Networking on VMC on AWS – Internal Networking

This short post describes the internal networking configuration within the VMware Cloud on AWS SDDC and how NSX is leveraged and configured.

In VMware Cloud on AWS, we have two logical domains – one for “Management Resources” (where the ESXi hosts, vCenter, NSX Manager and NSX Controllers are deployed) and one for “Compute Resources”, where data VMs are deployed.

Internal Networking on VMC on AWS – High Level Logical View

NSX in VMware Cloud on AWS

The whole VMware Cloud on AWS Networking setup is automated as part of infrastructure provisioning.

All the NSX components such as Manager and Controller are deployed in the Management Pool.

NSX Components in Management Pool

Below is a more detailed view of how NSX is deployed within VMware Cloud on AWS (diagram courtesy of Gilles Chekroun).

Detailed View of Networking Within VMware Cloud on AWS

As you can see above, we have a Tier 0 router (described at the Edge Appliance) – it’s our core router, with a link up to the Internet via an AWS Internet Gateway and it’s where VPNs and Direct Connect terminate. It is also where we would interconnect with native AWS services over the Elastic Network Interface.

The Tier 0 router connects to two Tier 1 routers – the MGW router and the CGW router (read more on these here). All the internal routing between the Tier 0 router and everything else is taken care of and is hidden from our customers.

Logical Segments

VMware Cloud on AWS administrators can decide on which subnet the compute VMs will be located.

They can use the Cloud Console or the APIs to create Network Segments (also sometimes referred to as Logical Switches or Logical Networks).

Just go on the ‘Cloud Console / Networking & Security / Network / Segments’ to create new network segments to connect your VMs to.

You can enable DHCP on each network segment (note that the DHCP server provided is locally connected to CGW).
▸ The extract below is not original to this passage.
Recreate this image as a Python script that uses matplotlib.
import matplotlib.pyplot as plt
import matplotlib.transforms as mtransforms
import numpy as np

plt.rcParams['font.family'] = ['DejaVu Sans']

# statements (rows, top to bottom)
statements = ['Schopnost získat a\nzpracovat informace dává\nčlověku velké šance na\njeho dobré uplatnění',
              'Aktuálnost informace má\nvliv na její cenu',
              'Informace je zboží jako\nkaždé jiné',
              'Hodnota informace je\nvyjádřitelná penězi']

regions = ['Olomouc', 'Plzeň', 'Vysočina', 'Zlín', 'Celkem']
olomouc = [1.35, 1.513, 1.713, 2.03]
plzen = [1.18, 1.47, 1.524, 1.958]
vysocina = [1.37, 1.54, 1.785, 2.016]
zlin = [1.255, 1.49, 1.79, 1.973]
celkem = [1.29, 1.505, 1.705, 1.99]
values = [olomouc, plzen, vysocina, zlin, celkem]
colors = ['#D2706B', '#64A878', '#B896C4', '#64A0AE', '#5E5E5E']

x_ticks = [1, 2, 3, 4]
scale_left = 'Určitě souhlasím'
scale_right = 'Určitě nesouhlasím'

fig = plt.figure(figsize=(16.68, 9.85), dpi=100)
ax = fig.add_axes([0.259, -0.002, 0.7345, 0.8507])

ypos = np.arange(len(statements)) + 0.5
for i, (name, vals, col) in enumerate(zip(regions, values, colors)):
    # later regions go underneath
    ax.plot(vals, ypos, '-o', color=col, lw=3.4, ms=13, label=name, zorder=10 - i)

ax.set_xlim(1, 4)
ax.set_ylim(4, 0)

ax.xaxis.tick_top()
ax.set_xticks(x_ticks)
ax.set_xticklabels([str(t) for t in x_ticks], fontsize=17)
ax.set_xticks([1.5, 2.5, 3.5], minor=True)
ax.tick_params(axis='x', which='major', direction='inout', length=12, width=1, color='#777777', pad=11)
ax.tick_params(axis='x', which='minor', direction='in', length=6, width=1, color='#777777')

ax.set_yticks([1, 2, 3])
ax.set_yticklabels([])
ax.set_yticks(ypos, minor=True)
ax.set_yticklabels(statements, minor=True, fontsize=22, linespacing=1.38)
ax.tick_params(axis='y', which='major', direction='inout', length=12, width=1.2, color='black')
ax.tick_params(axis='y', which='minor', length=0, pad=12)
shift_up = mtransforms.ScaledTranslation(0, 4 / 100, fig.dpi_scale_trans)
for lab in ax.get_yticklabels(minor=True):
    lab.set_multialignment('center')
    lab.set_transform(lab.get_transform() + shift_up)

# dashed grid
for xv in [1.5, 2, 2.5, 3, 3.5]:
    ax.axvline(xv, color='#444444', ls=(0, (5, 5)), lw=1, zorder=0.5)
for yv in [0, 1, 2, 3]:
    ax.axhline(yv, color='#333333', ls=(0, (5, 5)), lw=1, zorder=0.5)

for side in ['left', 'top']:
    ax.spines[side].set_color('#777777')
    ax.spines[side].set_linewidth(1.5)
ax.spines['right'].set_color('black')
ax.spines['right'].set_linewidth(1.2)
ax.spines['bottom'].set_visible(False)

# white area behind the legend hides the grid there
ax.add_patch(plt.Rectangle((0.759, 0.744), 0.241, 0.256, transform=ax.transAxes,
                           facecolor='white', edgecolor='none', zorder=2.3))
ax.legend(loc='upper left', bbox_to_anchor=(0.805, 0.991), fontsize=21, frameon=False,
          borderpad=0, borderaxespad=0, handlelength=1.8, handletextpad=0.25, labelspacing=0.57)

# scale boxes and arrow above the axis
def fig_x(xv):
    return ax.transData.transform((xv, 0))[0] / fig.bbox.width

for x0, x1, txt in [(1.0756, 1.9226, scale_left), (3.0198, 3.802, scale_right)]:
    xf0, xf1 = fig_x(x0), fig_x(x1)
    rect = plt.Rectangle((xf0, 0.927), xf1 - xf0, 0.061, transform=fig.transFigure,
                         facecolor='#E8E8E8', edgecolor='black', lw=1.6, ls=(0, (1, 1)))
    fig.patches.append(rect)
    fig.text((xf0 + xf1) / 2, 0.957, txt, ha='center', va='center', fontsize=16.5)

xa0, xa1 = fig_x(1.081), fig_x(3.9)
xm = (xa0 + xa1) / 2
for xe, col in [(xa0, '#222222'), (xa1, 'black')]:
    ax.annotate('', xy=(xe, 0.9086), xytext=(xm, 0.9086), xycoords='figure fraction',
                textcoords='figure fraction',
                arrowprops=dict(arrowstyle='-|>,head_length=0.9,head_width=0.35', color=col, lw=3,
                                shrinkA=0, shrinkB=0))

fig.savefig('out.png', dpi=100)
The Compute Gateway did not support DHCP Relay until May 2019. Read more on DHCP Relay on the following blog.

The “Type” can either “Routed”, “Extended” or “Disconnected“.

Routed networks are the default type. These networks use the SDDC Compute Gateway as the default gateway. Routed networks have connectivity to other logical networks in the same SDDC and to external network services such as the SDDC firewall and NAT.
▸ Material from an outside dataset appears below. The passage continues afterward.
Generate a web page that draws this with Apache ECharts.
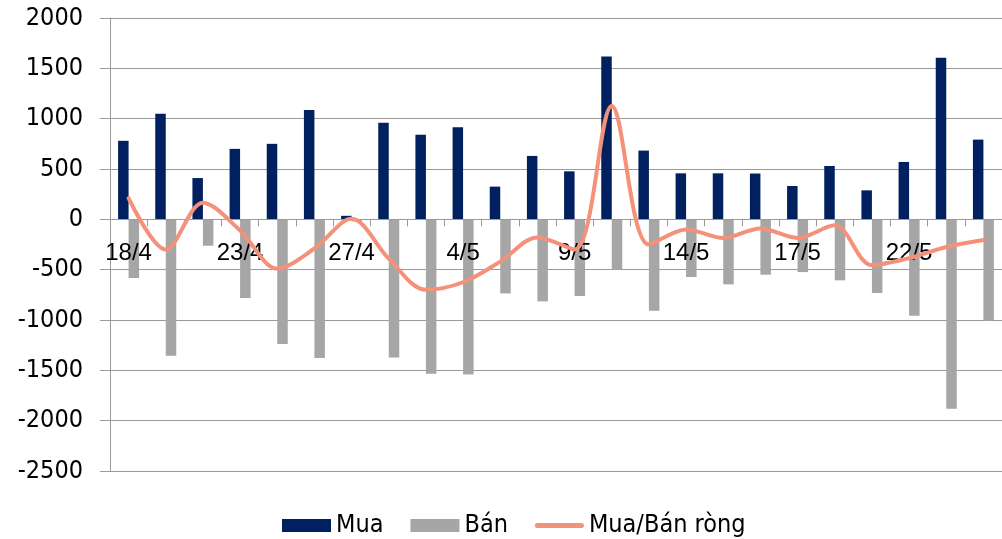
<!DOCTYPE html>
<html>
<head>
<meta charset="utf-8">
<script src="https://cdn.jsdelivr.net/npm/echarts@6/dist/echarts.min.js"></script>
<style>
html,body{margin:0;padding:0;background:#fff;}
#c{width:1002px;height:539px;}
</style>
</head>
<body>
<div id="c"></div>
<script>
var categories = ['18/4','19/4','20/4','23/4','24/4','25/4','27/4','2/5','3/5','4/5','7/5','8/5','9/5','10/5','11/5','14/5','15/5','16/5','17/5','18/5','21/5','22/5','23/5','24/5'];
var muaValues = [780, 1050, 410, 700, 750, 1085, 35, 960, 840, 915, 325, 630, 477, 1617, 683, 457, 457, 455, 331, 530, 288, 570, 1604, 792];
var banValues = [-583, -1355, -262, -782, -1239, -1378, -20, -1372, -1534, -1541, -736, -815, -762, -500, -908, -573, -646, -550, -524, -606, -732, -958, -1882, -1004];
var netValues = [210, -300, 165, -110, -490, -290, 5, -390, -700, -625, -420, -180, -300, 1125, -250, -100, -185, -90, -185, -60, -455, -385, -275, -205];
var yTicks = {min: -2500, max: 2000, interval: 500};

var gridTop = 18, gridHeight = 453;
var zeroOffset = -gridHeight * (0 - yTicks.min) / (yTicks.max - yTicks.min);

var chart = echarts.init(document.getElementById('c'), null, {renderer: 'canvas'});
var gridColor = '#9a9a9a';
var lineColor = '#F4917A';
chart.setOption({
  animation: false,
  backgroundColor: '#ffffff',
  grid: {left: 110, top: gridTop, width: 895, height: gridHeight, containLabel: false},
  legend: {
    top: 508,
    left: 277,
    itemWidth: 49,
    itemHeight: 13,
    itemGap: 27,
    textStyle: {fontFamily: 'DejaVu Sans Condensed, DejaVu Sans', fontSize: 25, color: '#000'},
    data: [
      {name: 'Mua', icon: 'rect'},
      {name: 'Bán', icon: 'rect'},
      {name: 'Mua/Bán ròng', icon: 'path://M2.5,0 L46.5,0 A2.5,2.5 0 0 1 46.5,5 L2.5,5 A2.5,2.5 0 0 1 2.5,0 Z'}
    ]
  },
  xAxis: {
    type: 'category',
    data: categories,
    boundaryGap: true,
    offset: zeroOffset,
    zlevel: 1,
    z: 1,
    axisLine: {onZero: false, lineStyle: {color: gridColor, width: 1}},
    axisTick: {show: true, length: 7, interval: 0, lineStyle: {color: gridColor}},
    axisLabel: {interval: 2, margin: 22, fontFamily: 'Liberation Sans, Arial', fontSize: 24, color: '#000'},
    splitLine: {show: false}
  },
  yAxis: {
    type: 'value',
    min: yTicks.min,
    max: yTicks.max,
    interval: yTicks.interval,
    axisLine: {show: true, lineStyle: {color: gridColor, width: 1}},
    axisTick: {show: true, length: 10, lineStyle: {color: gridColor}},
    axisLabel: {margin: 27, fontFamily: 'DejaVu Sans Condensed, DejaVu Sans', fontSize: 25, color: '#000',
      formatter: function (v) { return String(v); }},
    splitLine: {show: true, lineStyle: {color: gridColor, width: 1}}
  },
  series: [
    {name: 'Mua', type: 'bar', data: muaValues, barWidth: 10.5, barGap: '0%', itemStyle: {color: '#00205F'}},
    {name: 'Bán', type: 'bar', data: banValues, barWidth: 10.5, barGap: '0%', itemStyle: {color: '#A6A6A6'}},
    {name: 'Mua/Bán ròng', type: 'line', data: netValues, smooth: 0.33, symbol: 'none', zlevel: 1, z: 5,
     lineStyle: {color: lineColor, width: 4, cap: 'round'}, itemStyle: {color: lineColor}}
  ]
});
</script>
</body>
</html>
Extended networks require a layer 2 Virtual Private Network (L2VPN), which provides a secure communications tunnel between an on-premises network and one in your cloud SDDC.
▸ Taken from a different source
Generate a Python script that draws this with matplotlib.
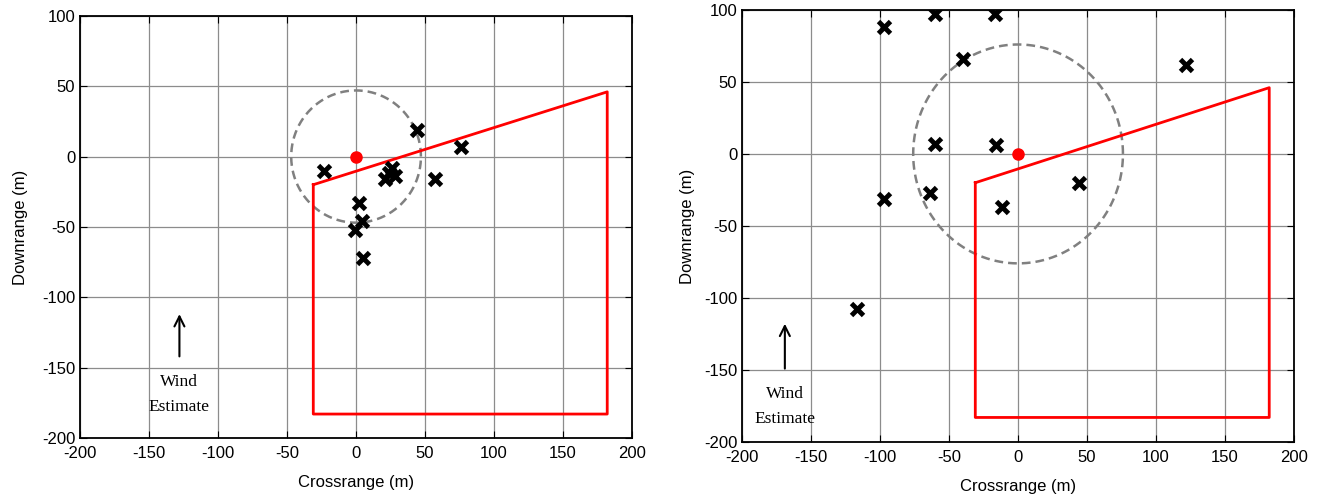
import numpy as np
import matplotlib
matplotlib.use('Agg')
import matplotlib.pyplot as plt

plt.rcParams['font.family'] = ['Liberation Sans', 'DejaVu Sans']
plt.rcParams['axes.unicode_minus'] = False

# left panel
left_x = [44, 76, -23, 26, 21, 28, 24, 57, 2, 4, -1, 5]
left_y = [19, 7, -10, -8, -16, -14, -12, -16, -33, -46, -52, -72]
left_radius = 47

# right panel
right_x = [-97, -60, -17, -40, 122, -60, -16, 44, -97, -64, -12, -117]
right_y = [88, 97, 97, 66, 62, 7, 6, -20, -31, -27, -37, -108]
right_radius = 76

# target zone outline
zone_x = [-31, 182, 182, -31, -31]
zone_y = [-20, 46, -183, -183, -20]

ticks_x = [-200, -150, -100, -50, 0, 50, 100, 150, 200]
ticks_y = [-200, -150, -100, -50, 0, 50, 100]

fig = plt.figure(figsize=(13.19, 4.96), dpi=100)
ax1 = fig.add_axes([0.0607, 0.117, 0.4185, 0.851])
ax2 = fig.add_axes([0.5626, 0.109, 0.4185, 0.871])

panels = [
    (ax1, left_x, left_y, left_radius, (-128, -144, -110), (-128, -160, -178), 10),
    (ax2, right_x, right_y, right_radius, (-169, -151, -116), (-169, -167, -184), 6),
]

t = np.linspace(0, 2 * np.pi, 300)
for ax, px, py, r, arrow, txt, ypad in panels:
    ax.plot(r * np.cos(t), r * np.sin(t), '--', color='#808080', lw=1.8, dashes=(3.5, 2))
    ax.plot(zone_x, zone_y, color='red', lw=2)
    ax.plot(px, py, 'x', color='black', markersize=9, mew=3.5, linestyle='none')
    ax.plot(0, 0, 'o', color='red', markersize=8)
    ax.annotate('', xy=(arrow[0], arrow[2]), xytext=(arrow[0], arrow[1]),
                arrowprops=dict(arrowstyle='->', color='black', lw=1.5,
                                mutation_scale=18))
    ax.text(txt[0], txt[1], 'Wind', ha='center', va='center',
            family='Liberation Serif', fontsize=12.5)
    ax.text(txt[0], txt[2], 'Estimate', ha='center', va='center',
            family='Liberation Serif', fontsize=12.5)
    ax.set_xlim(-200, 200)
    ax.set_ylim(-200, 100)
    ax.set_xticks(ticks_x)
    ax.set_yticks(ticks_y)
    ax.grid(True, color='#8c8c8c', lw=0.9)
    ax.set_axisbelow(True)
    ax.tick_params(direction='in', labelsize=12, length=5, top=True, right=True)
    ax.tick_params(axis='x', pad=6)
    for s in ax.spines.values():
        s.set_linewidth(1.3)
    ax.set_xlabel('Crossrange (m)', fontsize=12, labelpad=10)
    ax.set_ylabel('Downrange (m)', fontsize=12, labelpad=ypad)

fig.savefig('out.png', dpi=100)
Disconnected networks are not connected to the CGW. A disconnected network is an isolated segment. Workloads on other network segments cannot reach workloads on the isolated network segment. It is used by HCX but also can be used for other purposes (such as application heartbeats).

When using “Routed” network, you must specify the default gateway and the prefix length. By defining a “10.74.1.1/24” Gateway/Prefix Length, we automatically conclude the CIDR would be 10.74.1.0/24 and would start allocating IP addresses from 10.74.1.2 upwards through DHCP if DHCP is required.

Network Segments

These networks can connect to the Internet using NAT through the CGW when the appropriate FW rules are defined on it. Note that any bandwidth charges incurred by traffic leaving the CGW will be billed back through your VMware Cloud on AWS account.

Connectivity between routed networks within the SDDC is routed locally so traffic stays within the SDDC, but for extended networks the default gateway must be on the on-premises side, so traffic will need to go to the on-premises network to be routed.

Default Gateway remains on-prem for extended network

Virtual Distributed Switch – NSX-V and NSX-T

You might come across various documentations and blogs about VMware Cloud on AWS and its internal networking and might have seen conflicting information. This is explained by the fact we used ‘NSX for vSphere’ version in early iterations of VMware Cloud on AWS but any new customers on VMC will now be based on ‘NSX-T’ as it gives us access to features we didn’t have access to with ‘NSX-V’.

As a VMC customer, it should be transparent to you but that would explain why some of the documentations you come across might be inconsistent.

Some of the information shared below might be more details than you actually need to know but it might satisfy the more curious ones.

On ‘NSX-V’ deployments of VMware Cloud on AWS, the virtual distributed switch is deployed and we can create logical switches/segments on top of the VDS. You could not create additional port groups on the distributed switch but instead create new logical networks.

NSX-V-Based VMware Cloud on AWS leverages the VDS

On ‘NSX-T’ deployments of VMware Cloud on AWS (which are now in 2019 the default configuration), you will not see a VDS in the Cloud vCenter as we use the NSX-T Virtual Distributed Switch (N-VDS). Remember that NSX-T is not tied to vCenter the same way NSX-V was as NSX-T can be deployed across various hypervisors, bare-metal servers, native cloud instances, etc…

NSX-T-Based VMware Cloud on AWS leverages the N-VDS

Instead, we can see the logical networks (created on the Cloud Console) in the ‘Networks’ section.